Ahead of Saturday's 232nd Derby, though, for once there is no doubt about the identity of the person whose colours will be carried by the red-hot favourite Carlton House. Or perhaps that should be personage. For, should he triumph, the colt will be the first to carry Royal colours to victory in the premier Classic for more than a century.
The last to do so, in 1909, was Minoru, owned by King Edward VII, who had also been successful as Prince of Wales with Persimmon and Diamond Jubilee. The Queen, his great-granddaughter, has tried on nine occasions to win the Derby. None of her challengers has come closer than the first, Aureole, who was runner-up to Pinza in 1953; her most recent, Church Parade, finished fifth to Shergar 30 years ago.
Carlton House has headed the Derby market since his vic-tory earlier this month in the key domestic trial, the Dante Stakes at York. On that performance he is a worthy favourite for the £1.25 million Investec-sponsored purse, though cynics will carp that his price will be artificially cramped because of his ownership.
But even the most committed republican cannot deny the importance of this particular thread through racing's tapestry. During the post-war era, the Queen Mother's involvement in steeplechasing was crucial in reviving public interest in that branch of the sport. And the result of the 1953 Derby, in which the newly knighted Sir Gordon Richards rode Pinza to beat the horse of the newly crowned Queen, took the event straight off the back pages.
Racing is currently perceived as going through a crisis of attraction within and without, its image and health tainted variously by allegations of race-fixing, whip misuse, risible prize money and political in-fighting. Win or lose, Carlton House's arrival on the scene is a timely feelgood one for the marketeers.
It is always said that to find the Grand National winner, just look for the story, and so it may be this year for the Derby. Carlton House is not merely in Royal ownership, but came to be so through the most whimsical of circumstances. Two summers ago, in the manner of routine horsetrading, Sheikh Mohammed made the Queen an offer for her useful performer Highland Glen as a prospect for the winter season in Dubai. But, knowing the horse's tendency to mulish behaviour at the start of races and wishing to avoid any possible future embarrassment, she decided to give him away rather than sell him.

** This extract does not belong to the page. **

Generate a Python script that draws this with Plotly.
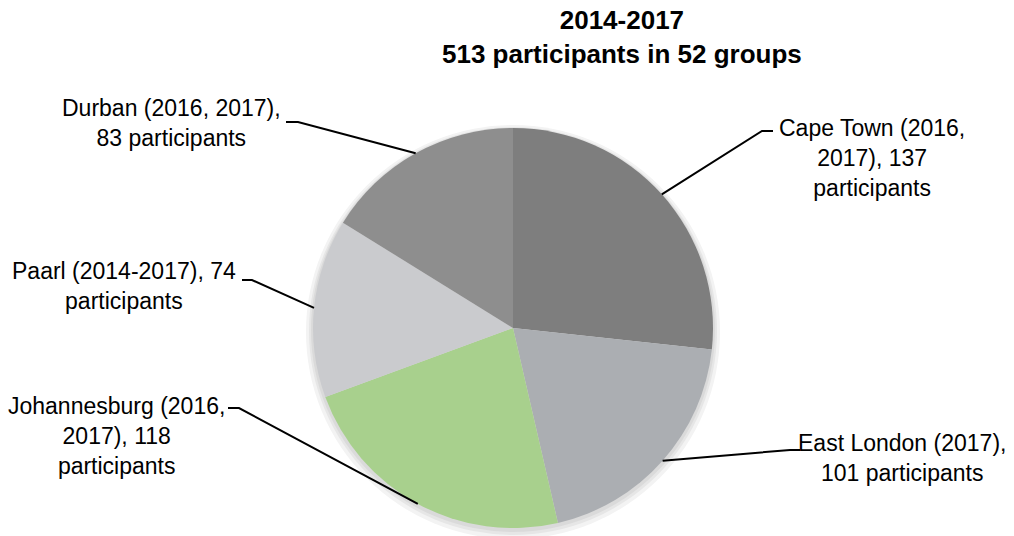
import math
import plotly.graph_objects as go

# ---- data ----
cities = ["Cape Town", "East London", "Johannesburg", "Paarl", "Durban"]
participants = [137, 101, 118, 74, 83]
label_texts = [
    "Cape Town (2016,<br>2017), 137<br>participants",
    "East London (2017),<br>101 participants",
    "Johannesburg (2016,<br>2017), 118<br>participants",
    "Paarl (2014-2017), 74<br>participants",
    "Durban (2016, 2017),<br>83 participants",
]
title_lines = ["2014-2017", "513 participants in 52 groups"]

# ---- styling ----
colors = ["#7e7e7e", "#abaeb2", "#a8d08d", "#cacbce", "#8e8e8e"]
W, H = 1014, 536
OFF = 0  # page body margin removed via post_script
FONT = "Liberation Sans Narrow, Arial Narrow, Liberation Sans, Arial, sans-serif"

# pie geometry in screen pixels (layout)
pcx, pcy, pr = 513, 328, 200


def px(x):
    return (x - OFF) / W


def py(y):
    return 1 - (y - OFF) / H


# label anchor (text center) and elbow of leader line, in screen pixels (layout)
label_pos = [(872, 158), (902, 458), (116, 436), (124, 286), (171, 123)]
elbow = [((773, 131), (762, 131)),
         ((800, 450), (790, 450)),
         ((228, 408), (239, 408)),
         ((242, 280), (252, 280)),
         ((286, 122), (298, 122))]

fig = go.Figure()
fig.add_trace(go.Pie(
    labels=cities,
    values=participants,
    sort=False,
    direction="clockwise",
    rotation=0,
    textinfo="none",
    hoverinfo="label+value",
    marker=dict(colors=colors, line=dict(width=0)),
    domain=dict(x=[px(pcx - pr), px(pcx + pr)], y=[py(pcy + pr), py(pcy - pr)]),
    showlegend=False,
))

shapes = []
# soft shadow behind the pie
for grow, dy, col in [(7, 4, "#f3f3f3"), (4, 3, "#e6e6e6"), (2, 2, "#dadada")]:
    shapes.append(dict(type="circle", xref="paper", yref="paper", layer="below",
                       x0=px(pcx - pr - grow), x1=px(pcx + pr + grow),
                       y0=py(pcy + pr + grow + dy), y1=py(pcy - pr - grow + dy),
                       fillcolor=col, line=dict(width=0)))

# leader lines: from text elbow to rim at slice mid-angle (derived from data)
total = sum(participants)
cum = 0
annotations = []
for i, v in enumerate(participants):
    mid = (cum + v / 2) / total * 2 * math.pi
    cum += v
    rx = pcx + pr * math.sin(mid)
    ry = pcy - pr * math.cos(mid)
    (x0, y0), (x1, y1) = elbow[i]
    path = f"M {px(x0)},{py(y0)} L {px(x1)},{py(y1)} L {px(rx)},{py(ry)}"
    shapes.append(dict(type="path", xref="paper", yref="paper", path=path,
                       line=dict(color="black", width=2)))
    lx, ly = label_pos[i]
    annotations.append(dict(x=px(lx), y=py(ly), xref="paper", yref="paper",
                            text=label_texts[i], showarrow=False,
                            xanchor="center", yanchor="middle", align="center",
                            font=dict(family=FONT, size=23, color="black")))

annotations.append(dict(x=px(622), y=py(37), xref="paper", yref="paper",
                        text="<b>" + "<br>".join(title_lines) + "</b>",
                        showarrow=False, xanchor="center", yanchor="middle",
                        align="center",
                        font=dict(family=FONT, size=26, color="black")))

fig.update_layout(
    width=W, height=H,
    margin=dict(l=0, r=0, t=0, b=0),
    paper_bgcolor="white",
    plot_bgcolor="white",
    shapes=shapes,
    annotations=annotations,
)

fig.write_html("out.html", config={"displayModeBar": False},
               post_script="document.body.style.margin='0';")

In reciprocation, as is the Arab custom, the sheikh presented the Queen with four yearlings of his own breeding, of which Carlton House, a son of his high-class US-based stallion Street Cry, was one. Highland Glen did go on to win a handicap at Meydan early last year, and whether or not that can be regarded as fair exchange for the Derby, the sheikh will see the bigger picture and share in the delight if the gift horse should win the world's most famous race.
Carlton House has raced only three times, but horses have won Derbys with less experience and the colt's back-up team is one of the best. His trainer, Sir Michael Stoute, has already saddled five previous Derby winners, including Workforce 12 months ago. Those who like a coincidence will note that the first two, Shergar and Shahrastani (1986), also came in the year of high-profile Royal nuptials, and also that one of Carlton House's four maternal great-great grandsires, Doutelle, was bred by the Queen.
The bay colt will be ridden by the unflappable three-times champion jockey Ryan Moore, who not only steered Workforce to victory, but also won last year's Oaks on Snow Fairy round the tricky Epsom switchback.
The portents for a Royal victory are there, not least Carlton House's outstanding recent work on the Newmarket gallops. But there are plenty of other powerful young equine athletes charged with setting the middle-distance standard for their generation, with equally persuasive credentials. Aidan O'Brien will be mob-handed, with a squad headed by Seville, Recital and Roderic O'Connor. His stable's Coolmore owners have back-up from France, André Fabre's charge Pour Moi, who took over second favouritism after his impressive Epsom practice run on Thursday. And Sheikh Mohammed himself will be aiming to spoil the fairytale with the unexposed Godolphin candidate Ocean War. But racing, epithetically the sport of kings, may at last belong to a Queen.